On entrevoit assez sur cette simple esquisse tout un cadre ouvert à une attrayante vérité. Est-il besoin, pour la confirmer, de dire que le fond de ce naturel tableau procède de souvenirs qui appartiennent à la première enfance de l’auteur ? La cure, c’est le village de Satigny ; l’original de M. Prévère, du pasteur comme se l’est peint la tendre imagination de l’enfant, a réellement existé ; il existe encore ; c’est, m’assure-t-on, M. Cellérier, aujourd’hui courbé sous les ans et les travaux, le père du recteur actuel de l’Académie, et dont les sermons, plusieurs fois réimprimés, sont bien connus des protestans. Toutefois l’admirable discours de M. Prévère paraît avoir été plutôt inspiré de la manière de Réguis, éloquence simple et mâle, et qui rappelle la belle école française[1]. L’exécution générale du style, dans ce que j’appelle l’idylle, reste à la fois naturelle et neuve, pleine de particularités et d’accidens, riche d’accent et de couleur ; c’est un style dru ; il sent son paysage. Les quelques taches de diction qu’on y peut surprendre seraient aussi aisées à enlever que des grains de poussière sur le feuillage verdoyant qui entoure la mare.

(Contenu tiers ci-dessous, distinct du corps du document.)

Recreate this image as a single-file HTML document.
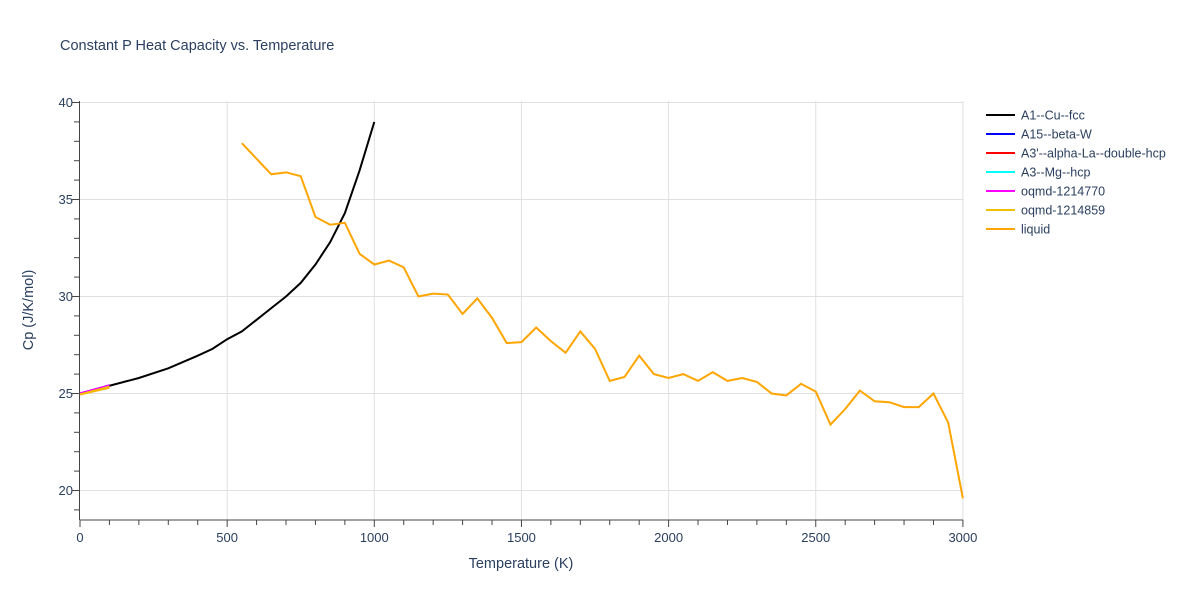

Les livres suivans du Presbytère, qui, à cause de leur spécialité et

  1. Réguis, curé dans le diocèse d’Auxerre et ensuite dans celui de Gap, à une époque peu éloignée de la révolution française. Son nom manque dans toutes nos biographies ; il n’est connu que des protestans. Pour l’énergie et l’onction, il a des parties du grand orateur chrétien. On a réimprimé ses discours en deux volumes (in-8o, Genève, 1829), sous le titre de la Voix du Pasteur ; mais, pour les mieux accommoder à l’édification des fidèles réformés, on en a souvent modifié le texte.